Те чуть ли не качать его кинулись, так были потрясены, что подобная придумка в принципе подвластна человеческому гению.
В ресторане «Эль Флоридита», куда любил захаживать Хемингуэй, нас прям не знали куда посадить и чем угостить: на Кубе – тощие времена, посетители редки. Хотя на сей раз я свято хранила тайну отцовства Чебурашки, Эдуарду Николаевичу принесли две куриных ноги, а мне от них кожи и кости!
На закате я позвала его любоваться океаном.
– Может, искупаемся? – говорю.
– Я, пожалуй, не буду, – сказал Успенский, поглядывая на огромные валы, которые обрушивались на цементные заграждения, грозя разнести их вдребезги. – Но, если хочешь, я подержу твою сумочку…
На память об этой поездке я трепетно храню купленных им для меня на рынке в Гаване разноцветного тукана из папье-маше и стеклянного ангела с большим красным сердцем.

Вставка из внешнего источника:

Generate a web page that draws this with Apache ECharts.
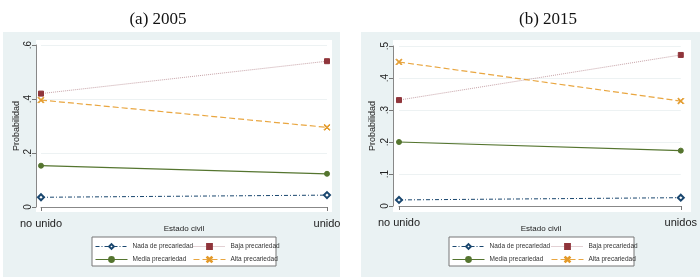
<!DOCTYPE html>
<html>
<head>
<meta charset="utf-8">
<script src="https://cdn.jsdelivr.net/npm/echarts@6/dist/echarts.min.js"></script>
<style>
  html, body { margin: 0; padding: 0; background: #fff; }
  #chart { width: 700px; height: 280px; }
</style>
</head>
<body>
<div id="chart"></div>
<script>
var catsA = ['no unido', 'unido'];
var catsB = ['no unido', 'unidos'];
var seriesNames = ['Nada de precariedad', 'Baja precariedad', 'Media precariedad', 'Alta precariedad'];
var xTitle = 'Estado civil';
var yTitle = 'Probabilidad';

// panel (a) 2005
var nadaA = [0.036, 0.044];
var bajaA = [0.42, 0.54];
var mediaA = [0.153, 0.123];
var altaA = [0.396, 0.295];

// panel (b) 2015
var nadaB = [0.019, 0.026];
var bajaB = [0.331, 0.472];
var mediaB = [0.200, 0.173];
var altaB = [0.450, 0.328];

var ticksA = { min: 0, max: 0.6, interval: 0.2 };
var ticksB = { min: 0, max: 0.5, interval: 0.1 };

var xSymbol = 'path://M0,1L1,0L5,4L9,0L10,1L6,5L10,9L9,10L5,6L1,10L0,9L4,5Z';

function fmtTick(v) {
  if (v === 0) return '0';
  return String(+v.toFixed(2)).replace(/^0/, '');
}

var styles = [
  { symbol: 'emptyDiamond', symbolSize: 6, color: '#1a476f', line: { color: '#1a476f', width: 1, type: [4, 2, 1, 2] } },
  { symbol: 'rect', symbolSize: 5, color: '#90353b', line: { color: '#c7a3a8', width: 1, type: [1, 1] } },
  { symbol: 'circle', symbolSize: 5, color: '#55752f', line: { color: '#55752f', width: 1.2, type: 'solid' } },
  { symbol: xSymbol, symbolSize: 6, color: '#e39a2a', line: { color: '#e9a640', width: 1.2, type: [6, 3] } }
];

function makeSeries(idx, dataSets) {
  return dataSets.map(function (d, i) {
    var s = styles[i];
    return {
      name: seriesNames[i],
      type: 'line',
      xAxisIndex: idx,
      yAxisIndex: idx,
      data: d,
      symbol: s.symbol,
      symbolSize: s.symbolSize,
      showAllSymbol: true,
      itemStyle: { color: s.color, borderColor: s.color, borderWidth: 1 },
      lineStyle: s.line,
      emphasis: { disabled: true },
      animation: false
    };
  });
}

function xAxisOpt(idx, cats) {
  return {
    type: 'category',
    gridIndex: idx,
    data: cats,
    boundaryGap: false,
    offset: 6,
    axisLine: { lineStyle: { color: '#888', width: 1 } },
    axisTick: { show: true, length: 4, lineStyle: { color: '#777' } },
    axisLabel: { color: '#222', fontSize: 11, fontFamily: 'Liberation Sans', margin: 5 }
  };
}

function yAxisOpt(idx, t, off) {
  return {
    type: 'value',
    gridIndex: idx,
    min: t.min,
    max: t.max,
    interval: t.interval,
    offset: off,
    axisLine: { show: true, lineStyle: { color: '#888', width: 1 } },
    axisTick: { show: true, length: 4, lineStyle: { color: '#777' } },
    axisLabel: { color: '#222', fontSize: 10, fontFamily: 'Liberation Sans', rotate: 90, margin: 3, formatter: fmtTick },
    splitLine: { show: true, lineStyle: { color: '#edf2f3', width: 1 } }
  };
}

function legendCol(left, names) {
  return {
    orient: 'vertical',
    left: left,
    top: 243,
    padding: 0,
    data: names,
    itemWidth: 32,
    itemHeight: 6,
    itemGap: 6,
    selectedMode: false,
    lineStyle: { width: 1 },
    textStyle: { color: '#333', fontSize: 6.5, fontFamily: 'Liberation Sans' }
  };
}

function axisTitle(text, x, y, rot) {
  return {
    type: 'text', z: 5, x: x, y: y, rotation: rot ? Math.PI / 2 : 0,
    style: { text: text, fill: '#222', fontSize: rot ? 9 : 8, fontFamily: 'Liberation Sans', align: 'center', verticalAlign: 'middle' }
  };
}

var chart = echarts.init(document.getElementById('chart'));

var option = {
  animation: false,
  backgroundColor: '#fff',
  title: [
    { text: '(a) 2005', left: 153, top: 6, textAlign: 'center',
      textStyle: { fontFamily: 'Liberation Serif', fontSize: 17, fontWeight: 'normal', color: '#111' } },
    { text: '(b) 2015', left: 543, top: 6, textAlign: 'center',
      textStyle: { fontFamily: 'Liberation Serif', fontSize: 17, fontWeight: 'normal', color: '#111' } }
  ],
  graphic: [
    { type: 'rect', z: -10, shape: { x: 3, y: 32, width: 337, height: 245 }, style: { fill: '#eaf2f3' } },
    { type: 'rect', z: -10, shape: { x: 361, y: 32, width: 339, height: 245 }, style: { fill: '#eaf2f3' } },
    { type: 'rect', z: -9, shape: { x: 36, y: 40, width: 296, height: 172 }, style: { fill: '#fff' } },
    { type: 'rect', z: -9, shape: { x: 393, y: 40, width: 298, height: 172 }, style: { fill: '#fff' } },
    { type: 'rect', z: -9, shape: { x: 92, y: 237, width: 184, height: 29 }, style: { fill: '#fff', stroke: '#777', lineWidth: 1 } },
    { type: 'rect', z: -9, shape: { x: 449, y: 237, width: 185, height: 29 }, style: { fill: '#fff', stroke: '#777', lineWidth: 1 } },
    axisTitle(xTitle, 184, 229, false),
    axisTitle(xTitle, 541, 229, false),
    axisTitle(yTitle, 17, 126, true),
    axisTitle(yTitle, 373, 126, true)
  ],
  legend: [
    legendCol(95, [seriesNames[0], seriesNames[2]]),
    legendCol(193, [seriesNames[1], seriesNames[3]]),
    legendCol(452, [seriesNames[0], seriesNames[2]]),
    legendCol(551, [seriesNames[1], seriesNames[3]])
  ],
  grid: [
    { left: 41, top: 45, width: 286, height: 162 },
    { left: 399, top: 46, width: 285, height: 160 }
  ],
  xAxis: [xAxisOpt(0, catsA), xAxisOpt(1, catsB)],
  yAxis: [yAxisOpt(0, ticksA, 5), yAxisOpt(1, ticksB, 6)],
  series: makeSeries(0, [nadaA, bajaA, mediaA, altaA]).concat(makeSeries(1, [nadaB, bajaB, mediaB, altaB]))
};

chart.setOption(option);
</script>
</body>
</html>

Боюсь, я была одной из немногих, у кого связаны с этим человеком только восхитительные воспоминания. Так что я не удивилась, когда в телепередаче «Школа злословия» Успенский (а он был полностью нетемперированный клавир!), поведав о всех своих яростных баталиях с целым миром, на вопрос ведущей:
– Эдуард Николаевич, а вообще-то у вас есть друзья?
Ответил:
– Да. Со мной дружит Марина Москвина.
Андрей Усачёв
Мой учитель Эдуард Успенский
С Успенским я познакомился в 1985-м году. К моменту нашего знакомства, я посылал свои стихи в издательство «Детская литература» и получил отказ, поучаствовал в семинаре для молодых писателей в Ленинграде, где несколько маститых мэтров вынесли приговор: мои стихи – это подражание Хармсу, я пишу не детские стихи, а «протаскиваю» в детскую литературу взрослые мысли, и мне вообще не следует заниматься этим делом.

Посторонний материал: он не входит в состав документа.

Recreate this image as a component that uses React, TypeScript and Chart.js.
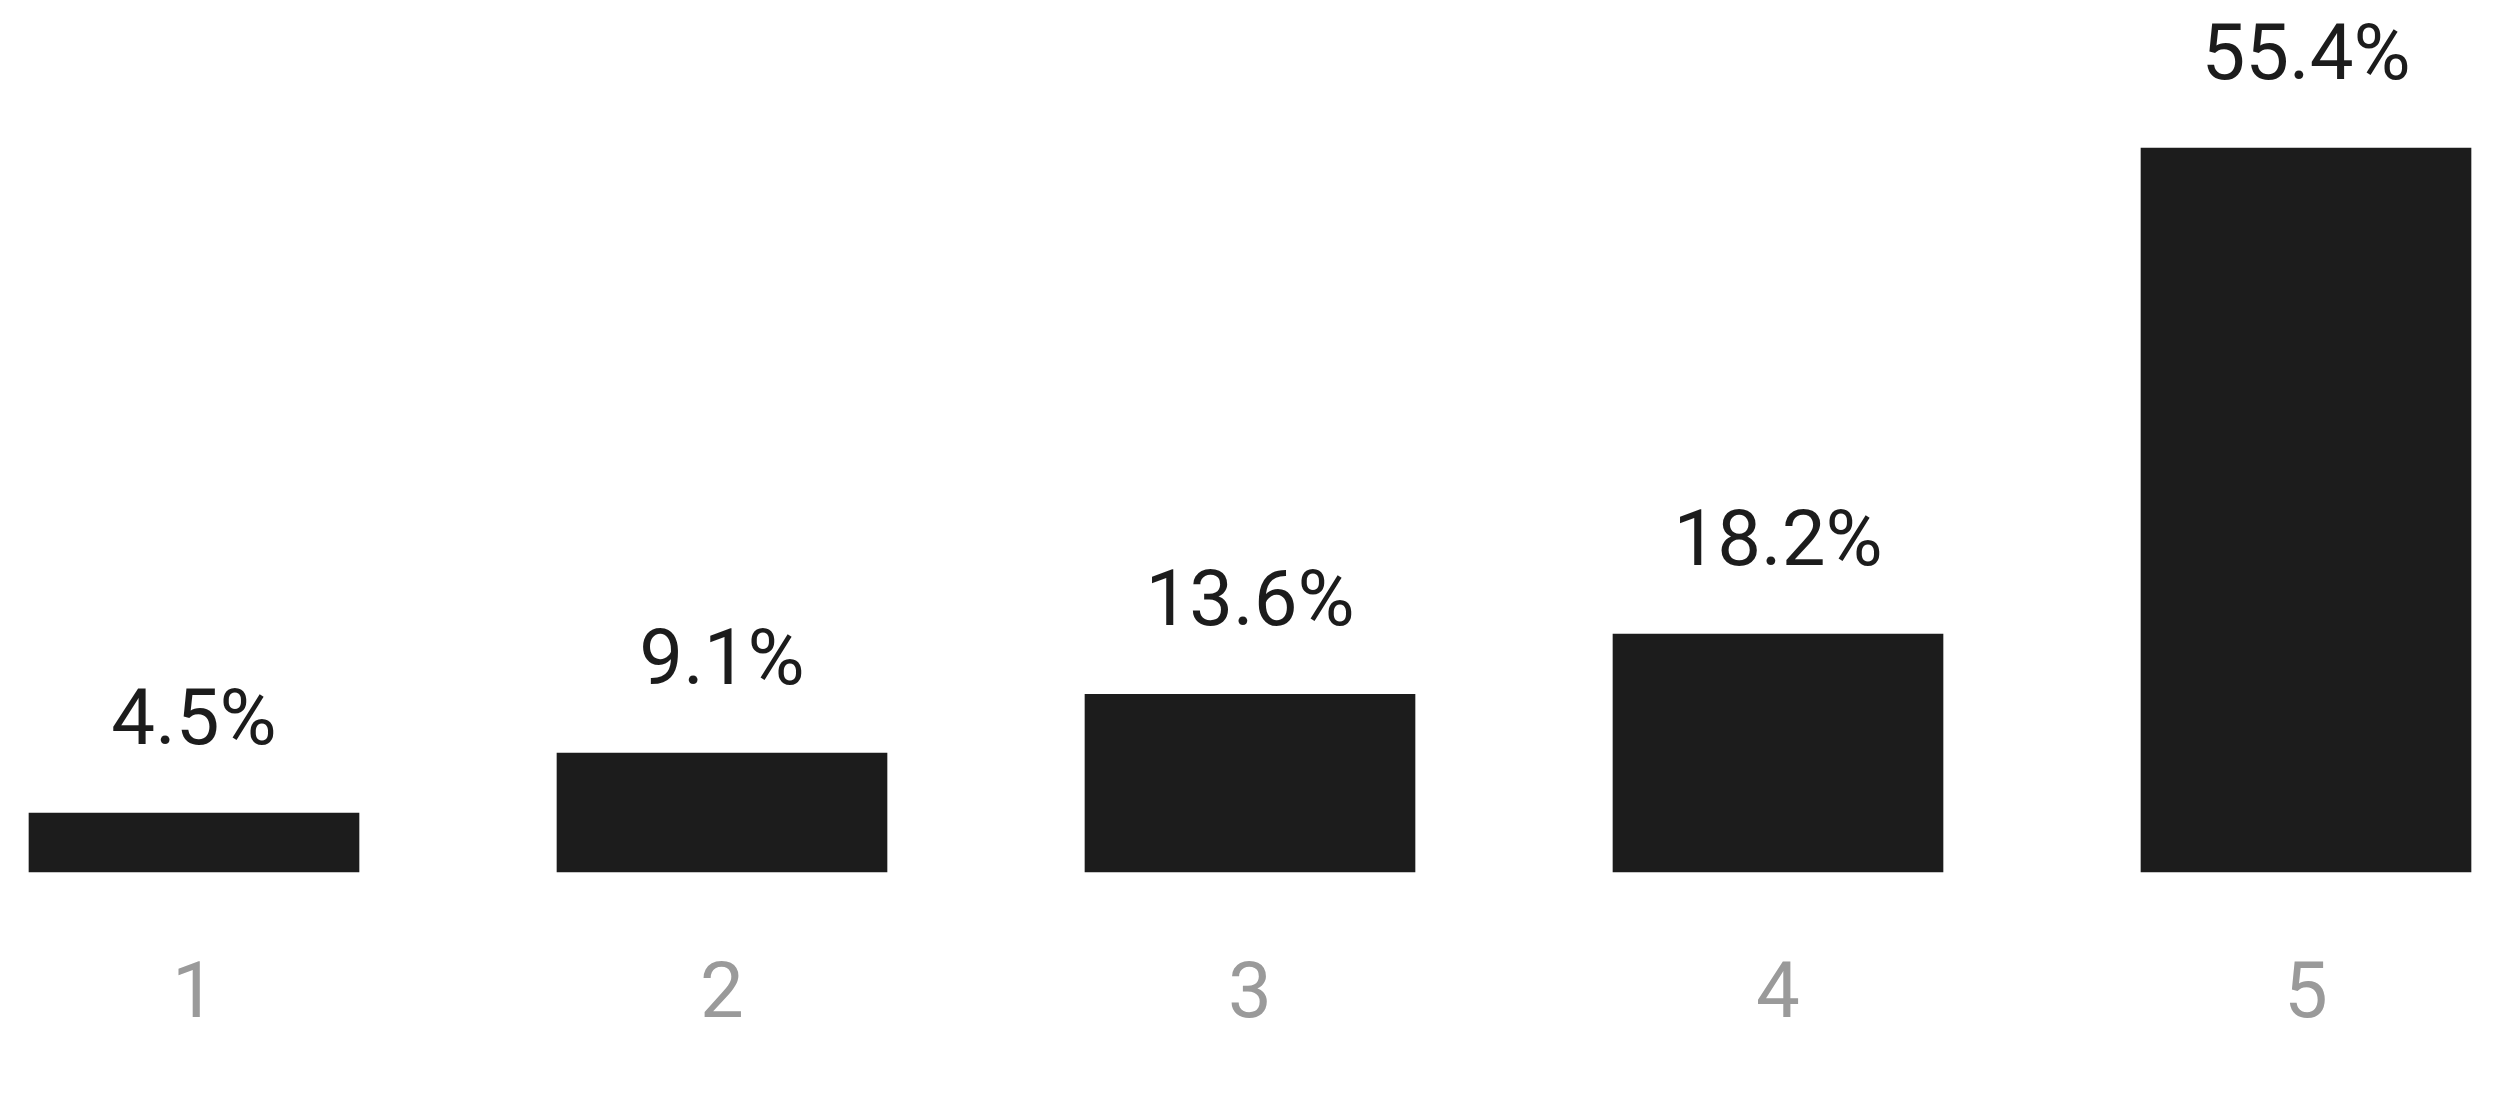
import React, { useEffect, useRef } from "react";
import { Chart, registerables } from "chart.js";

Chart.register(...registerables);

const categories = ["1", "2", "3", "4", "5"];
const values = [4.5, 9.1, 13.6, 18.2, 55.4];
const valueLabels = ["4.5%", "9.1%", "13.6%", "18.2%", "55.4%"];

const FONT = "Roboto";
const FONT_SIZE = 78;

const valueLabelPlugin = {
  id: "valueLabels",
  afterDatasetsDraw(chart: any) {
    const ctx = chart.ctx;
    const meta = chart.getDatasetMeta(0);
    ctx.save();
    ctx.font = `400 ${FONT_SIZE}px ${FONT}`;
    ctx.fillStyle = "#1c1c1c";
    ctx.textAlign = "center";
    ctx.textBaseline = "alphabetic";
    meta.data.forEach((bar: any, i: number) => {
      ctx.fillText(valueLabels[i], bar.x, bar.y - 69);
    });
    ctx.restore();
  },
};

export default function App() {
  const ref = useRef<HTMLCanvasElement | null>(null);
  useEffect(() => {
    document.body.style.margin = "0";
    const canvas = ref.current!;
    const chart = new Chart(canvas, {
      type: "bar",
      data: {
        labels: categories,
        datasets: [
          {
            data: values,
            backgroundColor: "#1c1c1c",
            borderWidth: 0,
            barThickness: 330,
            clip: false as any,
          },
        ],
      },
      options: {
        animation: false,
        responsive: false,
        devicePixelRatio: 1,
        layout: { padding: { left: 194, right: 194, top: 148, bottom: 66 } },
        plugins: {
          legend: { display: false },
          tooltip: { enabled: false },
          title: { display: false },
        },
        scales: {
          x: {
            type: "category",
            offset: false,
            grid: { display: false, drawTicks: false },
            border: { display: false },
            afterFit: (s: any) => {
              s.height = 168;
            },
            ticks: {
              color: "#9a9a9a",
              font: { family: FONT, size: FONT_SIZE, weight: "400" as any },
              padding: 83,
              maxRotation: 0,
              autoSkip: false,
            },
          },
          y: {
            display: false,
            min: 0.3,
            max: 55.4,
          },
        },
      },
      plugins: [valueLabelPlugin],
    });
    return () => chart.destroy();
  }, []);
  return (
    <div style={{ position: "absolute", left: 0, top: 0, width: 2500, height: 1102, background: "#ffffff" }}>
      <canvas ref={ref} width={2500} height={1102} style={{ width: 2500, height: 1102, display: "block" }} />
    </div>
  );
}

Была ещё одна попытка: я несколько раз приходил в официальный семинар при Союзе писателей, который вели в Москве Сергей Иванов и Яков Аким. Там меня не «били». Яков Лазаревич Аким даже порекомендовал стихотворение «Шуршащие стихи» в журнал «Мурзилка». Но атмосфера показалась мне ужасно скучной и междусобойной, и я перестал туда ходить.